**THE PROBLEM:** Copy the lines of the data below exactly, starting at the first and stopping after the line that contains "-- (500, 330);"; include no pictures.

** START OF PROVIDED DATA **

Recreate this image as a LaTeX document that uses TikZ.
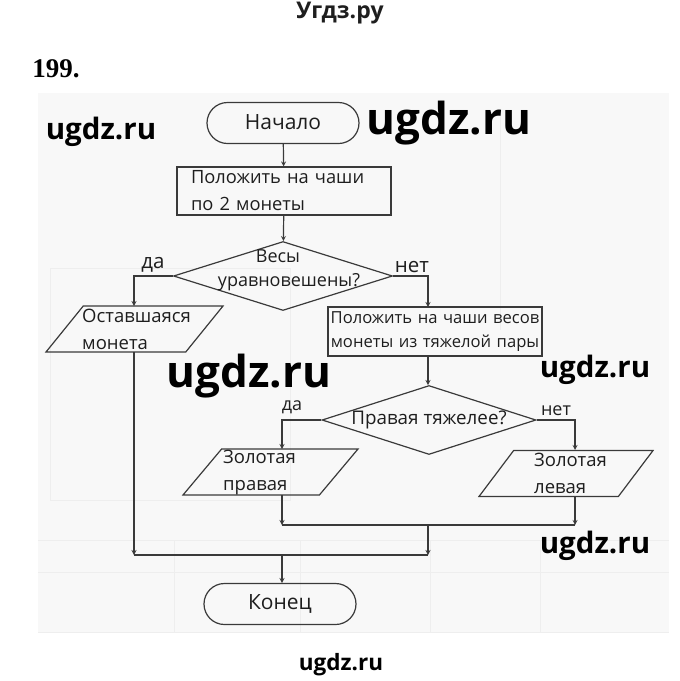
\documentclass[tikz,border=0pt]{standalone}
\usepackage{fontspec}
\setmainfont{Open Sans}
\newfontfamily\numfont{Liberation Serif}
\usepackage{tikz}
\usetikzlibrary{arrows, shapes.geometric, shapes.misc, calc}
\definecolor{LineGrey}{RGB}{58,58,58}
\definecolor{TextGrey}{RGB}{30,30,30}
\definecolor{PaperGrey}{RGB}{248,248,248}
\definecolor{GhostGrey}{RGB}{238,238,238}
\newcommand{\slantgap}[1]{\rule{0pt}{46pt}\hspace*{#1pt}}
\tikzset{
    flowline/.style={->, line width=1.2pt, LineGrey},
    joinline/.style={line width=1.2pt, LineGrey},
    terminal/.style={draw=LineGrey, line width=1.2pt, rounded rectangle, minimum width=152, minimum height=41, inner sep=0, font=\fontsize{21}{25}\selectfont, text=TextGrey},
    action/.style={draw=LineGrey, line width=1.1pt, rectangle, inner sep=0, font=\fontsize{18.3}{27}\selectfont, text=TextGrey},
    branch/.style={draw=LineGrey, line width=1.2pt, diamond, aspect=3.1, inner sep=0, text=TextGrey},
    output/.style={draw=LineGrey, line width=1.2pt, trapezium, inner sep=0},
    caption/.style={anchor=west, inner sep=0, align=left, font=\fontsize{18.5}{27}\selectfont, text=TextGrey},
    answer/.style={inner sep=0, font=\fontsize{18}{22}\selectfont, text=TextGrey},
    stamp/.style={inner sep=0, text=black}
}
\begin{document}
\begin{tikzpicture}[>=stealth, x=1pt, y=-1pt]
\useasboundingbox (0, 0) rectangle (680, 681);
\fill[PaperGrey] (38, 93) rectangle (669, 633);
\foreach \y in {540, 572, 632}
{
    \draw[GhostGrey, thick] (38, \y) -- (669, \y);
}
\foreach \x in {174, 300, 430, 540}
{
    \draw[GhostGrey, thick] (\x, 540) -- (\x, 632);
}
\draw[GhostGrey, thick] (50, 268) rectangle (290, 500);
\draw[GhostGrey, thick] (500, 110) -- (500, 330);

\node[terminal] (start) at (283, 123) {\raisebox{2pt}{Начало}};
\node[action, minimum width=214, minimum height=48, text width=186, align=left] (put1) at (284, 191) {Положить на чаши\\по 2 монеты};
\node[branch, minimum width=219, minimum height=69] (scale) at (283, 276) {};
\node[answer] (scaleT1) at (278, 256) {Весы};
\node[answer] (scaleT2) at (289, 282) {уравновешены?};
\node[action, minimum width=214, minimum height=49, text width=212, align=center, font=\fontsize{16.6}{24}\selectfont] (put2) at (435, 331.5) {Положить на чаши весов\\монеты из тяжелой пары};
\node[branch, minimum width=214, minimum height=69, font=\fontsize{18.8}{22}\selectfont] (right) at (429, 420) {Правая тяжелее?};
\node[output, trapezium left angle=51, trapezium right angle=129] (coin) at (134.5, 329) {\slantgap{102.5}};
\node[caption] (coinT) at (82, 329) {Оставшаяся\\монета};
\node[output, trapezium left angle=50, trapezium right angle=130] (goldR) at (270.5, 472) {\slantgap{97.8}};
\node[caption] (goldRT) at (223, 473) {Золотая\\правая};
\node[output, trapezium left angle=53, trapezium right angle=127] (goldL) at (566, 473.5) {\slantgap{104.7}};
\node[caption] (goldLT) at (534, 473) {Золотая\\левая};
\node[terminal] (end) at (280, 604) {\raisebox{3pt}{Конец}\hspace{6pt}};

\node[answer, font=\fontsize{20.5}{24}\selectfont] (yes1) at (153, 265) {да};
\node[answer, font=\fontsize{20.5}{24}\selectfont] (no1) at (412, 267) {нет};
\node[answer] (yes2) at (292, 407) {да};
\node[answer] (no2) at (556, 411) {нет};

\coordinate (coinIn) at (134, 306);
\coordinate (coinOut) at (134, 352);
\coordinate (put2In) at (428, 307);
\coordinate (put2Out) at (428, 356);
\coordinate (rightIn) at (428, 385);
\coordinate (goldRIn) at (282, 449);
\coordinate (goldROut) at (282, 495);
\coordinate (goldLIn) at (575, 450);
\coordinate (goldLOut) at (575, 497);
\coordinate (joinL) at (282, 525);
\coordinate (joinR) at (575, 525);
\coordinate (joinM) at (428, 525);
\coordinate (mergeL) at (134, 555);
\coordinate (mergeM) at (428, 555);
\coordinate (mergeC) at (282, 555);
\coordinate (endIn) at (282, 583);

\draw[flowline] (start) -- (put1);
\draw[flowline] (put1) -- (scale);
\draw[flowline] (scale.west) -| (coinIn);
\draw[flowline] (scale.east) -| (put2In);
\draw[flowline] (put2Out) -- (rightIn);
\draw[flowline] (right.west) -| (goldRIn);
\draw[flowline] (right.east) -| (goldLIn);
\draw[flowline] (goldROut) -- (joinL);
\draw[flowline] (goldLOut) -- (joinR);
\draw[joinline] (joinL) -- (joinR);
\draw[flowline] (joinM) -- (mergeM);
\draw[flowline] (coinOut) -- (mergeL);
\draw[joinline] (mergeL) -- (mergeM);
\draw[flowline] (mergeC) -- (endIn);

\node[inner sep=0, font=\fontsize{23}{27}\selectfont\bfseries, text=TextGrey] (site) at (340, 13) {Угдз.ру};
\node[inner sep=0, font=\fontsize{27}{31}\selectfont\numfont\bfseries, text=black] (num) at (56, 69) {199.};
\foreach \i/\x/\y/\s in {1/101/132/29.5, 2/449/123/44, 3/249/376/44, 4/595/370/29.5, 5/595/546/29.5}
{
    \node[stamp, font=\fontsize{\s}{\s}\selectfont\bfseries] (wm\i) at (\x, \y) {ugdz.ru};
}
\node[stamp, font=\fontsize{22.5}{24}\selectfont\bfseries] (wm6) at (341, 665) {ugdz.ru};
\end{tikzpicture}
\end{document}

** END OF PROVIDED DATA **

**THE ANSWER:**
Recreate this image as a LaTeX document that uses TikZ.
\documentclass[tikz,border=0pt]{standalone}
\usepackage{fontspec}
\setmainfont{Open Sans}
\newfontfamily\numfont{Liberation Serif}
\usepackage{tikz}
\usetikzlibrary{arrows, shapes.geometric, shapes.misc, calc}
\definecolor{LineGrey}{RGB}{58,58,58}
\definecolor{TextGrey}{RGB}{30,30,30}
\definecolor{PaperGrey}{RGB}{248,248,248}
\definecolor{GhostGrey}{RGB}{238,238,238}
\newcommand{\slantgap}[1]{\rule{0pt}{46pt}\hspace*{#1pt}}
\tikzset{
    flowline/.style={->, line width=1.2pt, LineGrey},
    joinline/.style={line width=1.2pt, LineGrey},
    terminal/.style={draw=LineGrey, line width=1.2pt, rounded rectangle, minimum width=152, minimum height=41, inner sep=0, font=\fontsize{21}{25}\selectfont, text=TextGrey},
    action/.style={draw=LineGrey, line width=1.1pt, rectangle, inner sep=0, font=\fontsize{18.3}{27}\selectfont, text=TextGrey},
    branch/.style={draw=LineGrey, line width=1.2pt, diamond, aspect=3.1, inner sep=0, text=TextGrey},
    output/.style={draw=LineGrey, line width=1.2pt, trapezium, inner sep=0},
    caption/.style={anchor=west, inner sep=0, align=left, font=\fontsize{18.5}{27}\selectfont, text=TextGrey},
    answer/.style={inner sep=0, font=\fontsize{18}{22}\selectfont, text=TextGrey},
    stamp/.style={inner sep=0, text=black}
}
\begin{document}
\begin{tikzpicture}[>=stealth, x=1pt, y=-1pt]
\useasboundingbox (0, 0) rectangle (680, 681);
\fill[PaperGrey] (38, 93) rectangle (669, 633);
\foreach \y in {540, 572, 632}
{
    \draw[GhostGrey, thick] (38, \y) -- (669, \y);
}
\foreach \x in {174, 300, 430, 540}
{
    \draw[GhostGrey, thick] (\x, 540) -- (\x, 632);
}
\draw[GhostGrey, thick] (50, 268) rectangle (290, 500);
\draw[GhostGrey, thick] (500, 110) -- (500, 330);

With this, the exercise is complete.